# Extracted data
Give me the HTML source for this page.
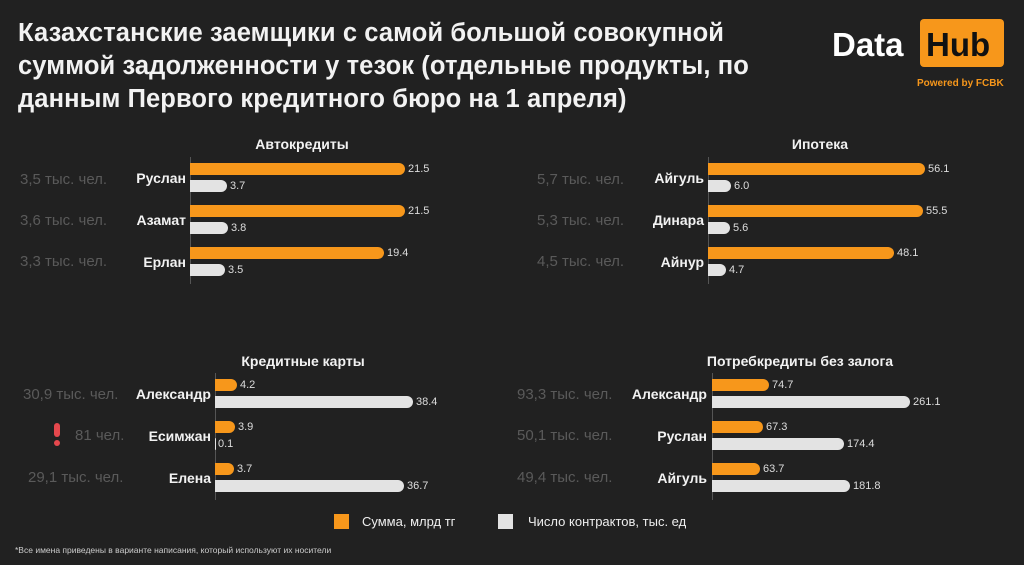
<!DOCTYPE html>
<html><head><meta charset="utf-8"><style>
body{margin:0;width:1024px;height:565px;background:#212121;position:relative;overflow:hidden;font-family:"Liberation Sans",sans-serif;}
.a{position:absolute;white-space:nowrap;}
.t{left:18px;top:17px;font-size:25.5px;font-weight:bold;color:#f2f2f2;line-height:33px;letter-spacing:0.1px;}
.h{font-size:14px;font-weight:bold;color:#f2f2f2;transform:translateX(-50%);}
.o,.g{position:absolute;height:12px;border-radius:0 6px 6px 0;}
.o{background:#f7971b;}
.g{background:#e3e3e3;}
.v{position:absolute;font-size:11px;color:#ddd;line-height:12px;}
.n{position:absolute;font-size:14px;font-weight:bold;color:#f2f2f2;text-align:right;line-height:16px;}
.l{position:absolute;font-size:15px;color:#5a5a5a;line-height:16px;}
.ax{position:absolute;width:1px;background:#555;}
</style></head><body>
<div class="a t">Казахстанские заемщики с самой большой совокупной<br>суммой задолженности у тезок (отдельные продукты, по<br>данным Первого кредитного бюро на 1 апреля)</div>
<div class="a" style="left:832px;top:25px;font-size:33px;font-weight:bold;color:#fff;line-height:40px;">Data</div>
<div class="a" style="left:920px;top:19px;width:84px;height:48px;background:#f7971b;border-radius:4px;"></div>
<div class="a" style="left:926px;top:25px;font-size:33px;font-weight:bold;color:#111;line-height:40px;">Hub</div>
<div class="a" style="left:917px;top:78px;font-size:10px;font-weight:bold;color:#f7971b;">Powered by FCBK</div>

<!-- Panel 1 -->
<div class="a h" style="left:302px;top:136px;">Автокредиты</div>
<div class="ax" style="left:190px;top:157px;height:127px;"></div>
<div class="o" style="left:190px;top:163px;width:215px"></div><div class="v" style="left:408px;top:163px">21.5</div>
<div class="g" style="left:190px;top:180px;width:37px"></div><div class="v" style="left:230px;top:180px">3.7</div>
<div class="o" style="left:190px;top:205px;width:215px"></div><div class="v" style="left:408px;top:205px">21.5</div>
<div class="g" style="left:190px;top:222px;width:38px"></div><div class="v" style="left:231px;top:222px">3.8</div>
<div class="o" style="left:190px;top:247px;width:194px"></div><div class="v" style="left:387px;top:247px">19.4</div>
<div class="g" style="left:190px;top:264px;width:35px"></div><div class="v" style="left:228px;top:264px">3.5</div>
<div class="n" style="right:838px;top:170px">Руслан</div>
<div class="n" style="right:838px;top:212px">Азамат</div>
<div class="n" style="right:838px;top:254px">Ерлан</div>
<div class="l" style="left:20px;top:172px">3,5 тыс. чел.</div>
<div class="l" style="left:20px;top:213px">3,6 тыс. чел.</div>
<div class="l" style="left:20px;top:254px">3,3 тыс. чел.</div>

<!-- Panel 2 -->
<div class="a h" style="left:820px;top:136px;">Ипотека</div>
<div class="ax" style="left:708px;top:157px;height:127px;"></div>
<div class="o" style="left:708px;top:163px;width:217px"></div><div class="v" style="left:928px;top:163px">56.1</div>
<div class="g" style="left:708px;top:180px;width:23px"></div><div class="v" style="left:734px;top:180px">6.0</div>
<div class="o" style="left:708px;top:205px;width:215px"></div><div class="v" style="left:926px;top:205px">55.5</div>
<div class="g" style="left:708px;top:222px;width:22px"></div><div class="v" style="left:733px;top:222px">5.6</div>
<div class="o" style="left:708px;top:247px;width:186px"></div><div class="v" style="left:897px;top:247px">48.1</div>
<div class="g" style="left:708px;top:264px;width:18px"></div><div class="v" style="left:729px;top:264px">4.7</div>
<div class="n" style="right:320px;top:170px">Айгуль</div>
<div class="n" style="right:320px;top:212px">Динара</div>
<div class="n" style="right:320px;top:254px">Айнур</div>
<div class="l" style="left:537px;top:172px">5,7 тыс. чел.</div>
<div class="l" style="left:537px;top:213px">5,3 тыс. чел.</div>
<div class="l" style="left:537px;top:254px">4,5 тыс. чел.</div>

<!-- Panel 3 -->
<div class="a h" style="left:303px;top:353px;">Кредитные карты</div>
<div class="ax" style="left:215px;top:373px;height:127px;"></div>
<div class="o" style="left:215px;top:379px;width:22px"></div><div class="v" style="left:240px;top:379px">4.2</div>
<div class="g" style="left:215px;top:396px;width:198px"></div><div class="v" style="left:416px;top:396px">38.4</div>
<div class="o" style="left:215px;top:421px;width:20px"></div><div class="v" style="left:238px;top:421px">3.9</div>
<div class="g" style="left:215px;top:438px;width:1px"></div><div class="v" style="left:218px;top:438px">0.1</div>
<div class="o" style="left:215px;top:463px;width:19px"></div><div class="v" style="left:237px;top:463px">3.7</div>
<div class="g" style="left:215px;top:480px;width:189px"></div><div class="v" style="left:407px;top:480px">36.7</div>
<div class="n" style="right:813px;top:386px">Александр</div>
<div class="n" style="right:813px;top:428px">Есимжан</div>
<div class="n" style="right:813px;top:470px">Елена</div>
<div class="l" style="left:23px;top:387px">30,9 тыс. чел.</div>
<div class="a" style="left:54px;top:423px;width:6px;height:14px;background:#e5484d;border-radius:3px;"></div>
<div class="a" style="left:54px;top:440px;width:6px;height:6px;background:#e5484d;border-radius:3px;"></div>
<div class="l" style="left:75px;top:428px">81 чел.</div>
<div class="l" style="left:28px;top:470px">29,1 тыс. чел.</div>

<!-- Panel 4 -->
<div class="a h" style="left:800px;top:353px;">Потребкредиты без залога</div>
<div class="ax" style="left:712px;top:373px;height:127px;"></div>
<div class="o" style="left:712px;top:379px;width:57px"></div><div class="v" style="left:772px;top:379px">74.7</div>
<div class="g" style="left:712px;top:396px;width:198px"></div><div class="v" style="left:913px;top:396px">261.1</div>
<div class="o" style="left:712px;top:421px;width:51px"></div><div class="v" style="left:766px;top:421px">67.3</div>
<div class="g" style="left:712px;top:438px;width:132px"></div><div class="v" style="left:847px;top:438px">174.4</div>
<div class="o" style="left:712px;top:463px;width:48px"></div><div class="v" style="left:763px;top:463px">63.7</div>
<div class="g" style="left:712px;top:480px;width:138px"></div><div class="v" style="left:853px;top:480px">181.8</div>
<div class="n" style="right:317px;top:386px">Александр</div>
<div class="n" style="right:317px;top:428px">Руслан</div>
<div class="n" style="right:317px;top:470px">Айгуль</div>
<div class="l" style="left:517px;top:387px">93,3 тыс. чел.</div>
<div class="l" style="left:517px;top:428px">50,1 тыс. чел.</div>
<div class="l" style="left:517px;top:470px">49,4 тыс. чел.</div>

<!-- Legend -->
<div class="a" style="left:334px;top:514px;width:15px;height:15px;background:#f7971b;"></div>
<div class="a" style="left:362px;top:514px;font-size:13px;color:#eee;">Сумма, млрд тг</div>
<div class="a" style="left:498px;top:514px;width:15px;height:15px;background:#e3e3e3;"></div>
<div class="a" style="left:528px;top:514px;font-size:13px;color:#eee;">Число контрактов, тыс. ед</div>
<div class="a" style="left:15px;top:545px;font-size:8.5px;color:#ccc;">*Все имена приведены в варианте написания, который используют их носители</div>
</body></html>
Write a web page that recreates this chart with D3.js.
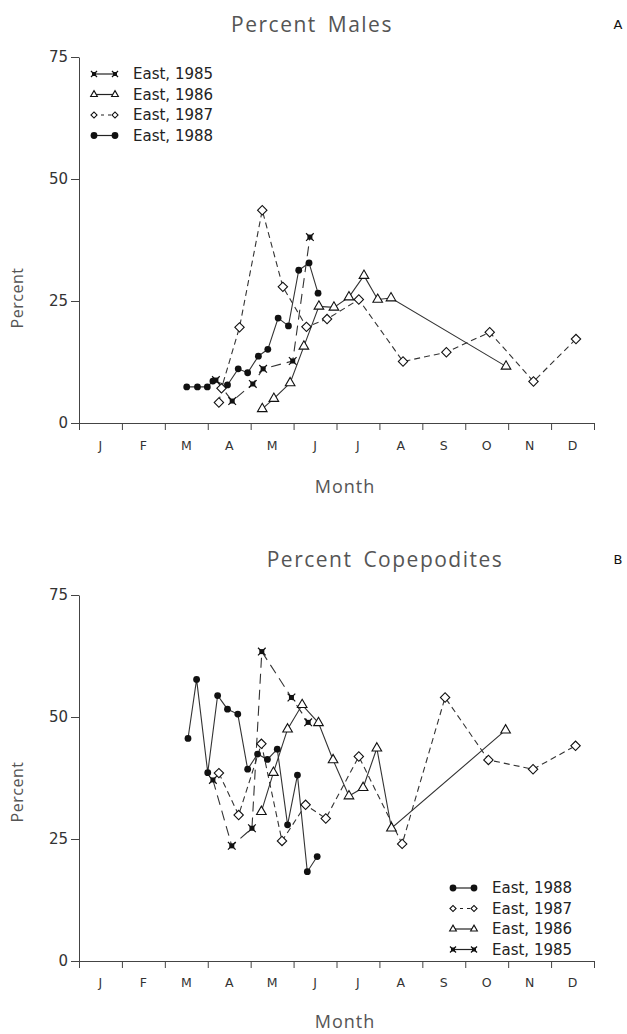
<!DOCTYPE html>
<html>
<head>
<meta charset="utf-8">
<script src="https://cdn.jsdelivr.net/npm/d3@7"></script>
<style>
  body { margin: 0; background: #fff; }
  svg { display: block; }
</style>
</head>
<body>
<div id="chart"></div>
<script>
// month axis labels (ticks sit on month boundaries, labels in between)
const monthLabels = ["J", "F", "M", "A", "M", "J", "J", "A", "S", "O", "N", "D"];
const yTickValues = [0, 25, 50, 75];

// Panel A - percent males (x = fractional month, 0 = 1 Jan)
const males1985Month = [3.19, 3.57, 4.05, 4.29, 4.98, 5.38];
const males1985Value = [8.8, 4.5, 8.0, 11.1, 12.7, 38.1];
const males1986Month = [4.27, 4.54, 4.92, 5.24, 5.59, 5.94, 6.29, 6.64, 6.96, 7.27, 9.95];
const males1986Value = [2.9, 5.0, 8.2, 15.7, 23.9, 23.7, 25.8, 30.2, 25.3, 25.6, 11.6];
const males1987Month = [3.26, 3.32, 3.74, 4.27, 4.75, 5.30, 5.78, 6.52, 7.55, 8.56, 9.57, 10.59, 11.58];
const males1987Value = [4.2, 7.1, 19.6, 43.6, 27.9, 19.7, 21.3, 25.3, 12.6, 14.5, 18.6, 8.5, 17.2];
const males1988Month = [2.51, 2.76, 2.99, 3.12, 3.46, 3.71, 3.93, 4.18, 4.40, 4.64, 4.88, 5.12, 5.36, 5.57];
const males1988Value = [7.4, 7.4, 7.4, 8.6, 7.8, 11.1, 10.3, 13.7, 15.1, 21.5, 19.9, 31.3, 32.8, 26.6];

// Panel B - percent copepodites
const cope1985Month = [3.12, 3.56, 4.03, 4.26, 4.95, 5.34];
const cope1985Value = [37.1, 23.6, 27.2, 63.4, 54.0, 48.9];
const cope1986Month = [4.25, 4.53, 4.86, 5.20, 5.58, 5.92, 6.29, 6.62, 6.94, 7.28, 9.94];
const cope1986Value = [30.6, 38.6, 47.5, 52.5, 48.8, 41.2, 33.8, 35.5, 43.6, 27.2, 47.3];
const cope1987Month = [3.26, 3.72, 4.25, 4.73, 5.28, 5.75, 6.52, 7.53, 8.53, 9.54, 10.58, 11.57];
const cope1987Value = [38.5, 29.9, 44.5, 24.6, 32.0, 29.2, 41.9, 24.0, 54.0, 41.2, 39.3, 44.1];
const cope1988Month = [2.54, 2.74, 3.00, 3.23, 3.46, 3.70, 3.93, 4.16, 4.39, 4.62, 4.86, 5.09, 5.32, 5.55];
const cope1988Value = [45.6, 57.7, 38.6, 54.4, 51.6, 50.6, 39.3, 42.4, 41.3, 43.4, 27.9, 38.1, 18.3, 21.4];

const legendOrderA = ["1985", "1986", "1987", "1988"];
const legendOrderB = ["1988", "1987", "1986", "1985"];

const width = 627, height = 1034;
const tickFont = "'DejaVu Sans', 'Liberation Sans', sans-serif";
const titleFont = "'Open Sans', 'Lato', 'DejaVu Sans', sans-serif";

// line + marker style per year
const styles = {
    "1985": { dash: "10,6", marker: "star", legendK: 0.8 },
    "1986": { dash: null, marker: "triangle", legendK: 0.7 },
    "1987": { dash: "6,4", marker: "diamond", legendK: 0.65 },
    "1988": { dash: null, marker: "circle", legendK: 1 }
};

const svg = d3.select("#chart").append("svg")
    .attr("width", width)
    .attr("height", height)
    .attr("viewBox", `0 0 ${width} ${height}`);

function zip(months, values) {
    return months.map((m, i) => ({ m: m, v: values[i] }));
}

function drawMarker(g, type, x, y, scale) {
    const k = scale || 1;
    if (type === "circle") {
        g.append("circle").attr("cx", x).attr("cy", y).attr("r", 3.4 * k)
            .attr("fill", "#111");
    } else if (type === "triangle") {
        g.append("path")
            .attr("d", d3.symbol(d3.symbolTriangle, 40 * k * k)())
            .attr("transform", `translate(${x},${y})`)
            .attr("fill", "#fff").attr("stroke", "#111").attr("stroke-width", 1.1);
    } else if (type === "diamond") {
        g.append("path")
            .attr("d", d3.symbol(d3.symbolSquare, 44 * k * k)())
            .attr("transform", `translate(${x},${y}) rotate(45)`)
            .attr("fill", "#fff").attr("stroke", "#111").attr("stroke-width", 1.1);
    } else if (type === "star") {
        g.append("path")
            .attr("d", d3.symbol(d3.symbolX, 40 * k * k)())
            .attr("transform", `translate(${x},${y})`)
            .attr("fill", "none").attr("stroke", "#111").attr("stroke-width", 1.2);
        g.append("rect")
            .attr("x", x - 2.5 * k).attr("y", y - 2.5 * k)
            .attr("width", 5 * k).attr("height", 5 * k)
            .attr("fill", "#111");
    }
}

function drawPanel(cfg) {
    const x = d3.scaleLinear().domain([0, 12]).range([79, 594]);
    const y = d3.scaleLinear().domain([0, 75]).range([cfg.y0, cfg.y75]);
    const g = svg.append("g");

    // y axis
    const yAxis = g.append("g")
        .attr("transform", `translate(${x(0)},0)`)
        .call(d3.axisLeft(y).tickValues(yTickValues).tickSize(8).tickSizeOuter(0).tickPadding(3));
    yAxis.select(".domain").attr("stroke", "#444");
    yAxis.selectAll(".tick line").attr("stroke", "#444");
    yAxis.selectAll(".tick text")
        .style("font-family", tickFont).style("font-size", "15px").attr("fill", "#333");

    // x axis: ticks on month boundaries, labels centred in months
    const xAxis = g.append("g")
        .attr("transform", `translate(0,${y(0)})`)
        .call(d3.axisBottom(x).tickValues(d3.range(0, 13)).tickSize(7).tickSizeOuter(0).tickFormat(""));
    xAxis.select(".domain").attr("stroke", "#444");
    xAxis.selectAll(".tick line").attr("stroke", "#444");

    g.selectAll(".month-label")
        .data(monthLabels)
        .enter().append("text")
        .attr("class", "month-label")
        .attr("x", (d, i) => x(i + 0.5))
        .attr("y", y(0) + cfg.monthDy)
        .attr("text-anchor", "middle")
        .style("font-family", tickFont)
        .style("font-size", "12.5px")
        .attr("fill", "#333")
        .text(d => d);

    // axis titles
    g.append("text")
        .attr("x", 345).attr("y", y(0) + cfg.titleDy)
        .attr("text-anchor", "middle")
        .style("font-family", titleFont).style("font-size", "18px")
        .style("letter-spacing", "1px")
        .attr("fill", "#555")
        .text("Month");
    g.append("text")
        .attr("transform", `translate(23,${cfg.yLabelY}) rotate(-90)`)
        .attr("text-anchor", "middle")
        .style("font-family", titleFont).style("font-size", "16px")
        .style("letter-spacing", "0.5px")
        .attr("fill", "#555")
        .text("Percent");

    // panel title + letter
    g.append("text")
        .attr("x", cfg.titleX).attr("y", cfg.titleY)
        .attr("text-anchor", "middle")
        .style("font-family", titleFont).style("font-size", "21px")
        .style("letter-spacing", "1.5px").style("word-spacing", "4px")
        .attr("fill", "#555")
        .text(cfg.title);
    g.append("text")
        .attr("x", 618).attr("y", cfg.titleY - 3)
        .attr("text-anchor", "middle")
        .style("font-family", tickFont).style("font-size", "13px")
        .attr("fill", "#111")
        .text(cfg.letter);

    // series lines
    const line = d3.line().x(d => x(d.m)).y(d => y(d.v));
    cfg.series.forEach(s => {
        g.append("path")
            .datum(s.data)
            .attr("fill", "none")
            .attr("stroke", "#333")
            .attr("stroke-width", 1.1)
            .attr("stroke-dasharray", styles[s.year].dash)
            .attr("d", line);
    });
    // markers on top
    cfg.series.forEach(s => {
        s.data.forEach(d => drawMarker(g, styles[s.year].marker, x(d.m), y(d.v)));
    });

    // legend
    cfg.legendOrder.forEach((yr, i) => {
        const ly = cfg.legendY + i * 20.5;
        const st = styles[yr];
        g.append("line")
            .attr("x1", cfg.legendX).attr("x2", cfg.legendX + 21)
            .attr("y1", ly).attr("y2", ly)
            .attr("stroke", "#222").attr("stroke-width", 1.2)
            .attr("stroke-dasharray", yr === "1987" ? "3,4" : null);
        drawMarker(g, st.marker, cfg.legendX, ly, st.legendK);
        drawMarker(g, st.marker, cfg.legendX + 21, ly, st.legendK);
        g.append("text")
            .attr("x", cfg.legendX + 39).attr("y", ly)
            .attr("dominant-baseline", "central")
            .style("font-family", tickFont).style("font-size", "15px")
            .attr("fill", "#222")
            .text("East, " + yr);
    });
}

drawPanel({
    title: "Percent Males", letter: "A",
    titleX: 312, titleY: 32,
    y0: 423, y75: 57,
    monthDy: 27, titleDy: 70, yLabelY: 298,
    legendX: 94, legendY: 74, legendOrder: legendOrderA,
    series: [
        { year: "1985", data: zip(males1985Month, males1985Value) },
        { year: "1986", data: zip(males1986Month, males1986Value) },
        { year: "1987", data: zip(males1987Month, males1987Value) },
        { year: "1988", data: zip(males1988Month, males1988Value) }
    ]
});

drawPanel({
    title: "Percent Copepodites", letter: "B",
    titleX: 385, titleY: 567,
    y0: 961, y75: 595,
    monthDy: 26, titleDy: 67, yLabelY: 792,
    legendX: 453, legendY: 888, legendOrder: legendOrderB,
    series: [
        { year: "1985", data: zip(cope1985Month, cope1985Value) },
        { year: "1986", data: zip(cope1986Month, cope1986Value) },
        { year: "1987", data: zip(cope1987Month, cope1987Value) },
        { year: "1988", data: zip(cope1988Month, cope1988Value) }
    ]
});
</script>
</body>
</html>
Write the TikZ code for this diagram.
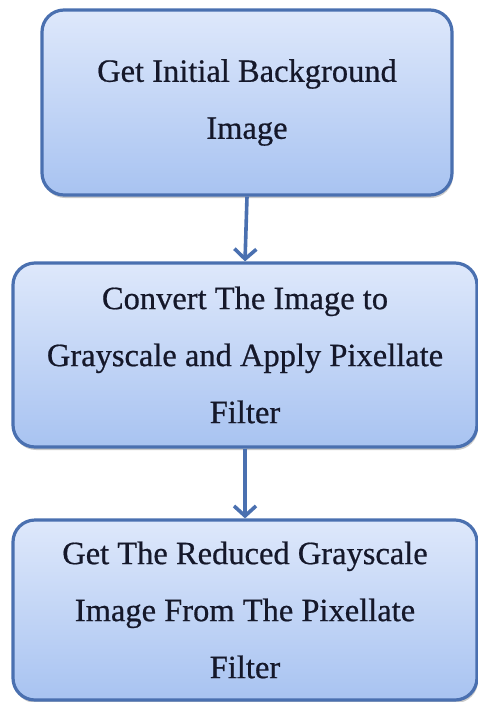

# Written request
Nothing but the lines from the one with "Write a web" through the one with "31.3, 32.8, 26.6];" is to be copied, exactly and ends included. Leave pictures out.

# Answer
Write a web page that recreates this chart with D3.js.
<!DOCTYPE html>
<html>
<head>
<meta charset="utf-8">
<script src="https://cdn.jsdelivr.net/npm/d3@7"></script>
<style>
  body { margin: 0; background: #fff; }
  svg { display: block; }
</style>
</head>
<body>
<div id="chart"></div>
<script>
// month axis labels (ticks sit on month boundaries, labels in between)
const monthLabels = ["J", "F", "M", "A", "M", "J", "J", "A", "S", "O", "N", "D"];
const yTickValues = [0, 25, 50, 75];

// Panel A - percent males (x = fractional month, 0 = 1 Jan)
const males1985Month = [3.19, 3.57, 4.05, 4.29, 4.98, 5.38];
const males1985Value = [8.8, 4.5, 8.0, 11.1, 12.7, 38.1];
const males1986Month = [4.27, 4.54, 4.92, 5.24, 5.59, 5.94, 6.29, 6.64, 6.96, 7.27, 9.95];
const males1986Value = [2.9, 5.0, 8.2, 15.7, 23.9, 23.7, 25.8, 30.2, 25.3, 25.6, 11.6];
const males1987Month = [3.26, 3.32, 3.74, 4.27, 4.75, 5.30, 5.78, 6.52, 7.55, 8.56, 9.57, 10.59, 11.58];
const males1987Value = [4.2, 7.1, 19.6, 43.6, 27.9, 19.7, 21.3, 25.3, 12.6, 14.5, 18.6, 8.5, 17.2];
const males1988Month = [2.51, 2.76, 2.99, 3.12, 3.46, 3.71, 3.93, 4.18, 4.40, 4.64, 4.88, 5.12, 5.36, 5.57];
const males1988Value = [7.4, 7.4, 7.4, 8.6, 7.8, 11.1, 10.3, 13.7, 15.1, 21.5, 19.9, 31.3, 32.8, 26.6];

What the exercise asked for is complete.